S’inspirant d’une fresque du grand dortoir de l'abbaye relatant l’épisode biblique de Tobie, les œuvres (photographie, sérigraphie, sculpture, dessin) associent l’optique et le psychique en mobilisant l’acuité du regard.
« Si tu poses sur des charbons une petite partie du cœur, la fumée qui s’en exhale chasse toute espèce de démons, soit d’un homme, soit d’une femme, en sorte qu’ils ne peuvent plus s’en approcher. Et le fiel sert à oindre les yeux couverts d’une taie, et il les guérit » (Ancien Testament, Livre de Tobie). Ainsi, suivant les indications de l’Ange Raphaël, Tobie, à l’aide des viscères d’un poisson, soigna son père de la cécité qui l’affligeait et délivra de ses mortels démons Sara qu’il épousa.
Comme l’une des quatre fresques murales du grand dortoir de l’abbaye de Trizay évoque l’épopée initiatique du jeune Tobie, soigneur des yeux et de l’esprit, les œuvres choisies dans la collection du Fonds Régional d’Art Contemporain Poitou-Charentes lient l’optique et le psychique.
Dans le dortoir, royaume des paupières closes et des divagations oniriques, le prieur commendataire avait pris soin d’offrir aussi, sous la forme de peintures a fresco, des images à ses yeux ouverts. Des images contemporaines leur sont adjointes.
Dans le petit dortoir, sous les regards pénétrants des enfants télépathes de la série de dessins Le village des damnés d’Erwan Venn, Weronika AP, sculpture d’Anna Baumgart, représentation lacunaire d’une femme blessée, visage masqué d’un linge, semble s’exposer à un rayonnement vigoureux.

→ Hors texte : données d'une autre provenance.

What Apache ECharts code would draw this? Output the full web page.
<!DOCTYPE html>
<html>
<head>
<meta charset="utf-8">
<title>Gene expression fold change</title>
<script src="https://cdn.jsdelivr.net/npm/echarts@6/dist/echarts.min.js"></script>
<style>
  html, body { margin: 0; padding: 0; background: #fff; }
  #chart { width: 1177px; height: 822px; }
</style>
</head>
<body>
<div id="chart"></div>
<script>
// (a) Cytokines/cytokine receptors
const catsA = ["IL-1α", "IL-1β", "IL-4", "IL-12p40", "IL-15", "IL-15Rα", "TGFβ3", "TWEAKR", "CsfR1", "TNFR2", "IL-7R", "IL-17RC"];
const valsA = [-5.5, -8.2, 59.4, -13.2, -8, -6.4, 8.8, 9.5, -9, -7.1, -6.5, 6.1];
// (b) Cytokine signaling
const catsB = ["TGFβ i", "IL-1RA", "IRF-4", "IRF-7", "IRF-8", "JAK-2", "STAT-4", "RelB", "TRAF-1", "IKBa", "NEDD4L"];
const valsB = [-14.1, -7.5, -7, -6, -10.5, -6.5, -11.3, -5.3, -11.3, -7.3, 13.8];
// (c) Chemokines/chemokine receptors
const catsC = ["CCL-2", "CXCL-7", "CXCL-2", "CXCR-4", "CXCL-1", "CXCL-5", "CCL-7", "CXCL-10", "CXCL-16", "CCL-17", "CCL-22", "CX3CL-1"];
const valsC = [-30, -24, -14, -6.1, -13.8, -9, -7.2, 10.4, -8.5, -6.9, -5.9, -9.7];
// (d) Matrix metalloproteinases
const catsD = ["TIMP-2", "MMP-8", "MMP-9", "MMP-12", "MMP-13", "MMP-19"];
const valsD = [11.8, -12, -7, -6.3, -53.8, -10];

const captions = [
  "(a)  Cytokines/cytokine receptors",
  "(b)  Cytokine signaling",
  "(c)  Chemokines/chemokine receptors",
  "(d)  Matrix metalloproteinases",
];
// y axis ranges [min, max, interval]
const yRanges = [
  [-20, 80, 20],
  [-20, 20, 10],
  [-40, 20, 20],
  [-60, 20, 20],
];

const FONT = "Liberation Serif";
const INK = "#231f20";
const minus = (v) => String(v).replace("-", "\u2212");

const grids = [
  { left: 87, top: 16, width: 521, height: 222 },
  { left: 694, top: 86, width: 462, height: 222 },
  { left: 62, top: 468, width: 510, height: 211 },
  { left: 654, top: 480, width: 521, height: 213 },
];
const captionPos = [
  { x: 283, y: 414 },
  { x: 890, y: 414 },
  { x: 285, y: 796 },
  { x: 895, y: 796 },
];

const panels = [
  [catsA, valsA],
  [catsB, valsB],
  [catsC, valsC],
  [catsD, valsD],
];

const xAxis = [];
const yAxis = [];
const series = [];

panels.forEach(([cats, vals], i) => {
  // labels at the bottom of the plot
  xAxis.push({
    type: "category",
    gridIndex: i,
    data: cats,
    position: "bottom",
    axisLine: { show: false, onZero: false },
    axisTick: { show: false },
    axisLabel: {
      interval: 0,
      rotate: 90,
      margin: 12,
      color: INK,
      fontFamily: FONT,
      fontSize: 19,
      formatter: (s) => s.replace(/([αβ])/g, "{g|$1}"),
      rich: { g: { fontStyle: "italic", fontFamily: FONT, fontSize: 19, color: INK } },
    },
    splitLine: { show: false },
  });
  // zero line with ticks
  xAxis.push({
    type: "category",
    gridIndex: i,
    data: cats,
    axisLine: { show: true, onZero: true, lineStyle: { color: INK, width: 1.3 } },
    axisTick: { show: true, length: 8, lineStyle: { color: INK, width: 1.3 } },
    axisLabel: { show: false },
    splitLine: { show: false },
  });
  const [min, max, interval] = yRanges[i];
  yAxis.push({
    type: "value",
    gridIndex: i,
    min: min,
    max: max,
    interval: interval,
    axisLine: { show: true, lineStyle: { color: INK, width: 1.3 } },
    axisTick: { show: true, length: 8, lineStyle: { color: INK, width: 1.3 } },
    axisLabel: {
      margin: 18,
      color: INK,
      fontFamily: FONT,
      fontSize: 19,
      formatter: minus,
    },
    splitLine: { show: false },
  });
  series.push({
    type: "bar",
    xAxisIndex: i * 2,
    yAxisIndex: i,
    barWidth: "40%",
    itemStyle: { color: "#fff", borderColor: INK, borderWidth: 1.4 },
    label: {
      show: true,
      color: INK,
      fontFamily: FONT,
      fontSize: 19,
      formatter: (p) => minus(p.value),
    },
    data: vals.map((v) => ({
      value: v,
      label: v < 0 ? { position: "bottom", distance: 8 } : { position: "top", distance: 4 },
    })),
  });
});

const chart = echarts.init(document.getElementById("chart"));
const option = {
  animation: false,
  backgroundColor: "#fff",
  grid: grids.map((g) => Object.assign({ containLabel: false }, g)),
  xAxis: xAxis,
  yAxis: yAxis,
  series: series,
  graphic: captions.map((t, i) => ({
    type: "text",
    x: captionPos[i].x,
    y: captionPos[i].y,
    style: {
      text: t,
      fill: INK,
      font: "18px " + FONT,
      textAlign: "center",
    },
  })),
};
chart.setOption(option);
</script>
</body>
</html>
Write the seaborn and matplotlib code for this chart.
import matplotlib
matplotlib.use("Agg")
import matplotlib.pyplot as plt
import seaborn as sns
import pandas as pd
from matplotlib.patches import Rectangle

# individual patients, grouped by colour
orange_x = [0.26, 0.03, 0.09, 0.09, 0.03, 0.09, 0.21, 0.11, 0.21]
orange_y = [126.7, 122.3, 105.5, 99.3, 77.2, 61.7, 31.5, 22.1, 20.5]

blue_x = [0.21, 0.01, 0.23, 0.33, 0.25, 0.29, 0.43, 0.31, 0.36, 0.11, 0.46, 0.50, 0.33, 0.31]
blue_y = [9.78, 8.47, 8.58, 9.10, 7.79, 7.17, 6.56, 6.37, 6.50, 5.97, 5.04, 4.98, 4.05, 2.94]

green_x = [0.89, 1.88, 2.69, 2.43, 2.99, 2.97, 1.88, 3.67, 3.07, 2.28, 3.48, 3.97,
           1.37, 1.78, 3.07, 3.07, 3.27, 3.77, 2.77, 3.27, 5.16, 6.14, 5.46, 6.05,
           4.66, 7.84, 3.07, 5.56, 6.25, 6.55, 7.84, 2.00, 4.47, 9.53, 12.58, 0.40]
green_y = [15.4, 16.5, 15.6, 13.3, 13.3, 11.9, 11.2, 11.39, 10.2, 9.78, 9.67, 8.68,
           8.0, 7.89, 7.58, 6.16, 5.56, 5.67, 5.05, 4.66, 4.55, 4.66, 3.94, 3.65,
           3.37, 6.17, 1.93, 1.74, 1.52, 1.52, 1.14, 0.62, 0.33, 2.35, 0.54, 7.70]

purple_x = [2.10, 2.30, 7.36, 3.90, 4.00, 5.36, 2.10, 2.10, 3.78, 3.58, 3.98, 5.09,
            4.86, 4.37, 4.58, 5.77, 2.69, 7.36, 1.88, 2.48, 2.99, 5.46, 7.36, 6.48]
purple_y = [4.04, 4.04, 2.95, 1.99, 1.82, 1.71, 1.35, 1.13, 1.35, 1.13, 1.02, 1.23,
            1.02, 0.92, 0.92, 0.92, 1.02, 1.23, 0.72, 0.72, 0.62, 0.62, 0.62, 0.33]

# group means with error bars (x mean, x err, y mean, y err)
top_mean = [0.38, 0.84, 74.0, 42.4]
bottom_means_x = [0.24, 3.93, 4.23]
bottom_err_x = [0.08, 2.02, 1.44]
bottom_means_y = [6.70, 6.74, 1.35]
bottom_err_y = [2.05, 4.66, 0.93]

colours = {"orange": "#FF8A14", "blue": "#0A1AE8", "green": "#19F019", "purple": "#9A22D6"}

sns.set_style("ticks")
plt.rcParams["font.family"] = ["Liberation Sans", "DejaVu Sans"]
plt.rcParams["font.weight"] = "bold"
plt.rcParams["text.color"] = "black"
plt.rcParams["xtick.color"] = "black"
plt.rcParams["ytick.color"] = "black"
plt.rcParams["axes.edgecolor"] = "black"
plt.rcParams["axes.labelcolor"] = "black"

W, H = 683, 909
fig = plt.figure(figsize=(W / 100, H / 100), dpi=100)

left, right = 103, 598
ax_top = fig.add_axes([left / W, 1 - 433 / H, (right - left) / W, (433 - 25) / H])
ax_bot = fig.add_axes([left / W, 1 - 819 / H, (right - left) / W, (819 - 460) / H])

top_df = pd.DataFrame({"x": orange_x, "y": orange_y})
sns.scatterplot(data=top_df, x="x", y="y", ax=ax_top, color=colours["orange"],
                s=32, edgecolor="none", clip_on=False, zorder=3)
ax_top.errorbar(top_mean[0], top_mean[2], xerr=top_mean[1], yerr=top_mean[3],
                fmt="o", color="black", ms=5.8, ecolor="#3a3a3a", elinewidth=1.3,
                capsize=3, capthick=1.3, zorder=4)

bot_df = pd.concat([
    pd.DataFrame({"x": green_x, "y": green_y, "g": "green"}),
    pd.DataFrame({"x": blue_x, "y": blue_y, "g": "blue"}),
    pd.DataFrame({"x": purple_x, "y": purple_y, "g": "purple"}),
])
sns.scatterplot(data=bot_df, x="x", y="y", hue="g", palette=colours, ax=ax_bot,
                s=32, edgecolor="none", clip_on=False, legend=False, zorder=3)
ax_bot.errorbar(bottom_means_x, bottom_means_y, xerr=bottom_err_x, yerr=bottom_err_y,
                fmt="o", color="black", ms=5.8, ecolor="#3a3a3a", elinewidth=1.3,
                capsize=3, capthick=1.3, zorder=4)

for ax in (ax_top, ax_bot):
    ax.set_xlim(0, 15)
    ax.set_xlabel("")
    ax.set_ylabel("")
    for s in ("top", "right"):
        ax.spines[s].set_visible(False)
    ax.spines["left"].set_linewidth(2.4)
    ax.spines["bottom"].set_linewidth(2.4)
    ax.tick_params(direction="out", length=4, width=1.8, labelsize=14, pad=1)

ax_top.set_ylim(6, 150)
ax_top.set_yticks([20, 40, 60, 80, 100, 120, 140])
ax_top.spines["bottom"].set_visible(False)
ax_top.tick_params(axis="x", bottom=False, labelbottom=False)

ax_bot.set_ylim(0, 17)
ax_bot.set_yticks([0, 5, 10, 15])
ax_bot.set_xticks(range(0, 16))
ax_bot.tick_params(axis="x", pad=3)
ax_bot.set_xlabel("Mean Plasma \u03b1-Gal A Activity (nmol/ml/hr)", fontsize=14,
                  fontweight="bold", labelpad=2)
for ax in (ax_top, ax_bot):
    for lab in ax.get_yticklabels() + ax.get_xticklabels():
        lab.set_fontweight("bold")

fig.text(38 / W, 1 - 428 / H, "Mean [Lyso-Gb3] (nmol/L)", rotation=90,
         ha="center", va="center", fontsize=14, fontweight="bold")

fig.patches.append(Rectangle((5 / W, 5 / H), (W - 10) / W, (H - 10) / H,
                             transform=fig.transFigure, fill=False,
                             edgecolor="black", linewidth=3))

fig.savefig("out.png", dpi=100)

Sous la forme d’un tableau aussi ambigu qu’efficace, Francis Baudevin, dans un élan justicier et pour une hygiène du regard, s’applique à réintroduire dans le champ de l’art, le graphisme d’emballages de médicaments inspirés de la peinture abstraite géométrique.
Dans le grand dortoir, les impeccables flous photographiques de John Hilliard, de Patrick Tosani et de Bernhard Johannes Blume mènent graduellement du trouble de la vision au trouble de la raison. Une œuvre de Jean-Pierre Raynaud, de sa série Psycho Objets, matérialise l’univers mental de l’artiste en initiant sa démarche de retrait du monde semblable à une vie monastique.
Plus loin, les yeux sans regard des Messdiener, sculptures de Martin Honert, évoqueraient aussi bien, sous leurs atours religieux, l’introspection –regard en soi– que la foi aveugle. Enfin, et comme en contre-point, la séduction ultime du monochrome rouge de Liz Deschenes et les Voyeurs d’Ernest T. posent le regard comme une pulsion qui demande à être satisfaite.
Alexandre Bohn, directeur du FRAC Poitou-Charentes, mars 2015.